WHAT THE TASK REQUIRES:
Transcribe the listing that follows in full, omitting pictures.

>> BEGIN

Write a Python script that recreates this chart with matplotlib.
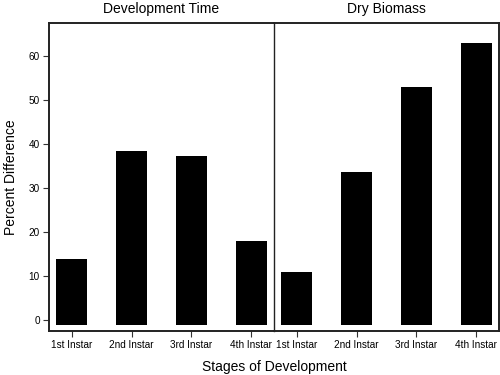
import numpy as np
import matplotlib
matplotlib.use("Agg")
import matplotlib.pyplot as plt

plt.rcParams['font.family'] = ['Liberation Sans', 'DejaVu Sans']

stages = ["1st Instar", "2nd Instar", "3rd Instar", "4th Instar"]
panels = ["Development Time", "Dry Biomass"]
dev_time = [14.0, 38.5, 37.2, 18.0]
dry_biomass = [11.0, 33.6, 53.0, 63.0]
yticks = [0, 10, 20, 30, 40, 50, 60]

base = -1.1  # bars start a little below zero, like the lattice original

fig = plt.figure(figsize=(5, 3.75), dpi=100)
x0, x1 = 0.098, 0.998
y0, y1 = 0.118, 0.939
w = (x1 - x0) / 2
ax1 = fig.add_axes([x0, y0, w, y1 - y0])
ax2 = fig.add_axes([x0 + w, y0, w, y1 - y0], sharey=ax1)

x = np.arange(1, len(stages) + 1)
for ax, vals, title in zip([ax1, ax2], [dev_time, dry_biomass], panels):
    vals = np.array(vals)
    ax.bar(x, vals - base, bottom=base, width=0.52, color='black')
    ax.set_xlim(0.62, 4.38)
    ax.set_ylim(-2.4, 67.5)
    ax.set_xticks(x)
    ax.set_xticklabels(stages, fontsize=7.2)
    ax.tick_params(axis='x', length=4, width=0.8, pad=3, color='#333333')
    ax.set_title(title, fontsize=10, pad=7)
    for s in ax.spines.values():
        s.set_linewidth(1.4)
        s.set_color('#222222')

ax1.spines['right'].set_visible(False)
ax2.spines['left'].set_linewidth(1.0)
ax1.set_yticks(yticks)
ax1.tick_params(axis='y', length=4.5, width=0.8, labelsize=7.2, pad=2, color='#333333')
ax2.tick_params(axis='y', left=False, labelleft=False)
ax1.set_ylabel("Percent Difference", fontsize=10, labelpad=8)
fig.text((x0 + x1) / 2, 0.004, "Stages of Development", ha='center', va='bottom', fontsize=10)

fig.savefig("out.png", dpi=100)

>> END

EXERCISE ANSWER:
Write a Python script that recreates this chart with matplotlib.
import numpy as np
import matplotlib
matplotlib.use("Agg")
import matplotlib.pyplot as plt

plt.rcParams['font.family'] = ['Liberation Sans', 'DejaVu Sans']

stages = ["1st Instar", "2nd Instar", "3rd Instar", "4th Instar"]
panels = ["Development Time", "Dry Biomass"]
dev_time = [14.0, 38.5, 37.2, 18.0]
dry_biomass = [11.0, 33.6, 53.0, 63.0]
yticks = [0, 10, 20, 30, 40, 50, 60]

base = -1.1  # bars start a little below zero, like the lattice original

fig = plt.figure(figsize=(5, 3.75), dpi=100)
x0, x1 = 0.098, 0.998
y0, y1 = 0.118, 0.939
w = (x1 - x0) / 2
ax1 = fig.add_axes([x0, y0, w, y1 - y0])
ax2 = fig.add_axes([x0 + w, y0, w, y1 - y0], sharey=ax1)

x = np.arange(1, len(stages) + 1)
for ax, vals, title in zip([ax1, ax2], [dev_time, dry_biomass], panels):
    vals = np.array(vals)
    ax.bar(x, vals - base, bottom=base, width=0.52, color='black')
    ax.set_xlim(0.62, 4.38)
    ax.set_ylim(-2.4, 67.5)
    ax.set_xticks(x)
    ax.set_xticklabels(stages, fontsize=7.2)
    ax.tick_params(axis='x', length=4, width=0.8, pad=3, color='#333333')
    ax.set_title(title, fontsize=10, pad=7)
    for s in ax.spines.values():
        s.set_linewidth(1.4)
        s.set_color('#222222')

ax1.spines['right'].set_visible(False)
ax2.spines['left'].set_linewidth(1.0)
ax1.set_yticks(yticks)
ax1.tick_params(axis='y', length=4.5, width=0.8, labelsize=7.2, pad=2, color='#333333')
ax2.tick_params(axis='y', left=False, labelleft=False)
ax1.set_ylabel("Percent Difference", fontsize=10, labelpad=8)
fig.text((x0 + x1) / 2, 0.004, "Stages of Development", ha='center', va='bottom', fontsize=10)

fig.savefig("out.png", dpi=100)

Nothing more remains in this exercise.